| 要旨トップ | 目次 | | 日本生態学会第63回全国大会 (2016年3月、仙台) 講演要旨 ESJ63 Abstract |
一般講演(ポスター発表) P2-378 (Poster presentation)
ラオスでは天水田稲作が行われており、コメ供給の不安定性を補完するため、水田に生息する生物を食用として利用している。近年、灌漑施設の整備が進められ、乾季作も可能な水田が増加している。乾季作の実施に伴う湛水サイクルの変化により、水田の生物相が影響を受け、それが人々の水田の生物資源の利用に影響を及ぼすことが予想される。本研究では、ラオス南部における乾季作の実施が、草本植物相および食用雑草の利用に及ぼす影響を明らかにすることを目的とした。

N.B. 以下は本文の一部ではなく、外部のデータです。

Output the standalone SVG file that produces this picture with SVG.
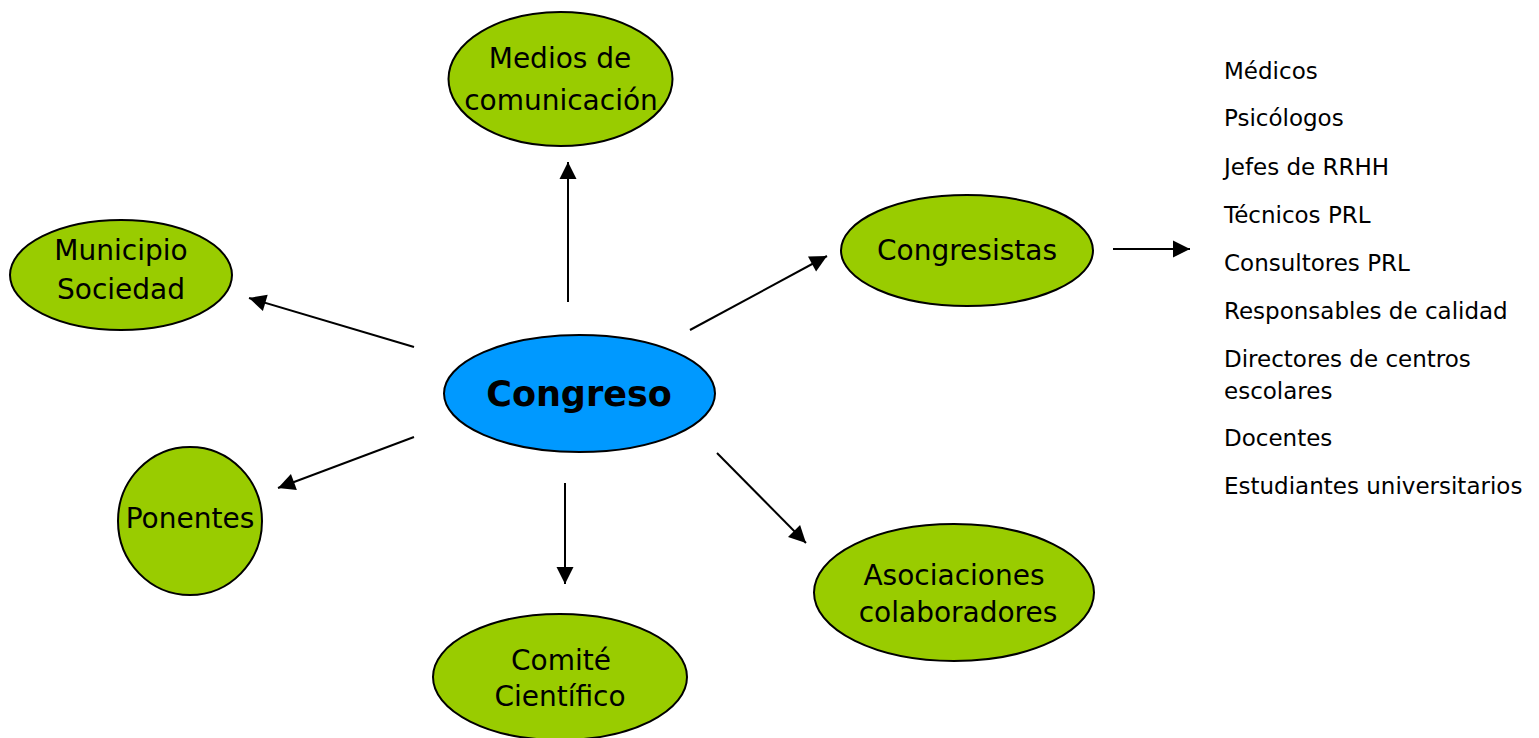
<svg xmlns="http://www.w3.org/2000/svg" width="1539" height="738" viewBox="0 0 1539 738">
<style>
.n{fill:#99cc00;stroke:#000;stroke-width:2}
.c{fill:#0099ff;stroke:#000;stroke-width:2}
.t{font-family:"DejaVu Sans",sans-serif;font-size:28px;fill:#000;text-anchor:middle}
.b{font-weight:bold;font-size:35px}
.l{font-family:"DejaVu Sans",sans-serif;font-size:23px;fill:#000}
.e{stroke:#000;stroke-width:2;fill:none;marker-end:url(#ah)}
</style>
<defs>
<marker id="ah" markerWidth="20" markerHeight="20" refX="17" refY="8.5" orient="auto" markerUnits="userSpaceOnUse" overflow="visible">
<path d="M0,0 L17,8.5 L0,17 Z" fill="#000"/>
</marker>
</defs>
<rect width="1539" height="738" fill="#fff"/>
<g id="connectors">
<line class="e" x1="568" y1="302" x2="568" y2="162"/>
<line class="e" x1="414" y1="347" x2="249" y2="298"/>
<line class="e" x1="414" y1="437" x2="278" y2="488"/>
<line class="e" x1="565" y1="483" x2="565" y2="584"/>
<line class="e" x1="717" y1="453" x2="806" y2="543"/>
<line class="e" x1="690" y1="330" x2="827" y2="256"/>
<line class="e" x1="1113" y1="249" x2="1190" y2="249"/>
</g>
<g id="medios">
<ellipse class="n" cx="560.5" cy="79" rx="112" ry="67"/>
<text class="t" x="560" y="68">Medios de</text>
<text class="t" x="561" y="110">comunicación</text>
</g>
<g id="municipio">
<ellipse class="n" cx="121" cy="275" rx="111" ry="55"/>
<text class="t" x="121" y="260">Municipio</text>
<text class="t" x="121" y="299">Sociedad</text>
</g>
<g id="ponentes">
<ellipse class="n" cx="190" cy="521" rx="72" ry="74"/>
<text class="t" x="190" y="528">Ponentes</text>
</g>
<g id="congreso">
<ellipse class="c" cx="579.5" cy="393.5" rx="135.5" ry="58.5"/>
<text class="t b" x="579" y="406">Congreso</text>
</g>
<g id="congresistas">
<ellipse class="n" cx="967" cy="250.5" rx="126" ry="55.5"/>
<text class="t" x="967" y="260">Congresistas</text>
</g>
<g id="asociaciones">
<ellipse class="n" cx="954" cy="592.5" rx="140" ry="68.5"/>
<text class="t" x="954" y="585">Asociaciones</text>
<text class="t" x="958" y="622">colaboradores</text>
</g>
<g id="comite">
<ellipse class="n" cx="560" cy="677" rx="127" ry="63"/>
<text class="t" x="561" y="670">Comité</text>
<text class="t" x="560" y="706">Científico</text>
</g>
<g id="lista">
<text class="l" x="1224" y="79">Médicos</text>
<text class="l" x="1224" y="126">Psicólogos</text>
<text class="l" x="1224" y="175">Jefes de RRHH</text>
<text class="l" x="1224" y="223">Técnicos PRL</text>
<text class="l" x="1224" y="271">Consultores PRL</text>
<text class="l" x="1224" y="319">Responsables de calidad</text>
<text class="l" x="1224" y="367">Directores de centros</text>
<text class="l" x="1224" y="399">escolares</text>
<text class="l" x="1224" y="446">Docentes</text>
<text class="l" x="1224" y="494">Estudiantes universitarios</text>
</g>
</svg>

ラオス南部チャンパサック県内の2つの村を調査対象地とした。どちらの村も村内に天水田と二期作田が存在する。各村において、住民に食用雑草についてのヒアリング調査を行った。また、各村において天水田と二期作田を合わせて20筆選定し、雨季と乾季にコドラート内の植物の種名と被度(%)を記録した。さらに、天水田と二期作田各10筆から表層5 cmまでの土壌を採取し、撒きだし実験を行った。
ヒアリング調査の結果、2つの村で9種の食用雑草が記録された。どちらの村においてもカオリシソクサ、デンジソウ属sp、コナギが多くの人に利用されていた。また、大部分の住民が、灌漑施設の整備前後で食用雑草の利用回数や利用する種類に変化はないと回答した。一方で、植生調査と撒きだし実験のデータのTWINSPANの結果、雨季の天水田と二期作田は異なるグループに分けられた。これらのことから、乾季作の実施は地上植生と散布体バンクの種組成に影響を及ぼしているものの、食用雑草の利用について現状では住民が認識するほどの影響はないと考えられた。